Three free, no-auth macro feeds are supported:
- FRED (
fred) — US rates + VIX from the St. Louis Fed. - ECB (
ecb) — EUR €STR, AAA government yield curve and Euribor from the ECB Data Portal. - CFTC COT (
cot) — Commitment-of-Traders positioning.
The Macro Parquet lake section describes how all three
are materialized to Parquet and loaded in backtests via a single access
pattern (load_macro_series / load_macro_frame). The sections below the lake
document the lower-level CFTC COT parsing API in detail.
Macro Parquet lake¶
Macro series are slow tabular time series, so each series is materialized to a single typed Parquet file under the existing market-data lake (the same root used by the Dukascopy OHLCV cache):
<lake>/macro/fred/<SERIES_ID>.parquet # e.g. DGS10.parquet
<lake>/macro/ecb/<LABEL>.parquet # e.g. EUR_YLD_2Y.parquet
<lake>/macro/cftc/<LABEL>.parquet # e.g. EURUSD.parquet, GOLD.parquet
<lake> defaults to $TRADEDESK_MARKETDATA or /paperclip/tradedesk/marketdata.

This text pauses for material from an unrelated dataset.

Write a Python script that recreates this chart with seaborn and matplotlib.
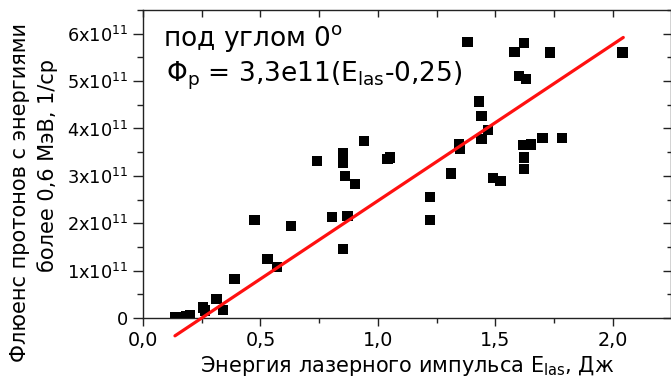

Ingest (on demand or weekly)¶
# Everything (FRED + ECB + CFTC) since 2010 into the default lake
python -m tradedesk.data_sources.ingest
# One source, custom lake, custom start
python -m tradedesk.data_sources.ingest --source cftc --lake /data/marketdata --from 2018-01-01
Ingestion is idempotent — re-running refreshes each series in place and re-downloads the current-year CFTC zip so the latest Friday release appears. Failures are isolated at two levels so a weekly cron stays green when an upstream endpoint is briefly unavailable. A failure on a single series — including read timeouts and dropped connections — is logged and skipped (never fatal), and the prior parquet for that series is left in place. On top of that, an entirely dead source is isolated: if FRED is down, ECB and CFTC still materialize, and the run returns the surviving sources rather than aborting. Run it weekly (CFTC publishes Fridays 15:30 ET; a Saturday run captures the new week).
Load (the backtest access pattern)¶
from tradedesk.data_sources import load_macro_series, load_macro_frame
# One series → DatetimeIndex 'date' + a 'value' column (FRED/ECB)
dgs10 = load_macro_series("FRED", "DGS10")
estr = load_macro_series("ECB", "EUR_ESTR")
# Several series of one source → wide DataFrame, one column per label
rates = load_macro_frame("FRED", ["DGS2", "DGS10", "VIXCLS"])
# CFTC → Tuesday-indexed positioning frame (release_date, open_interest,
# commercial/dealer/asset_mgr/leveraged long/short/net)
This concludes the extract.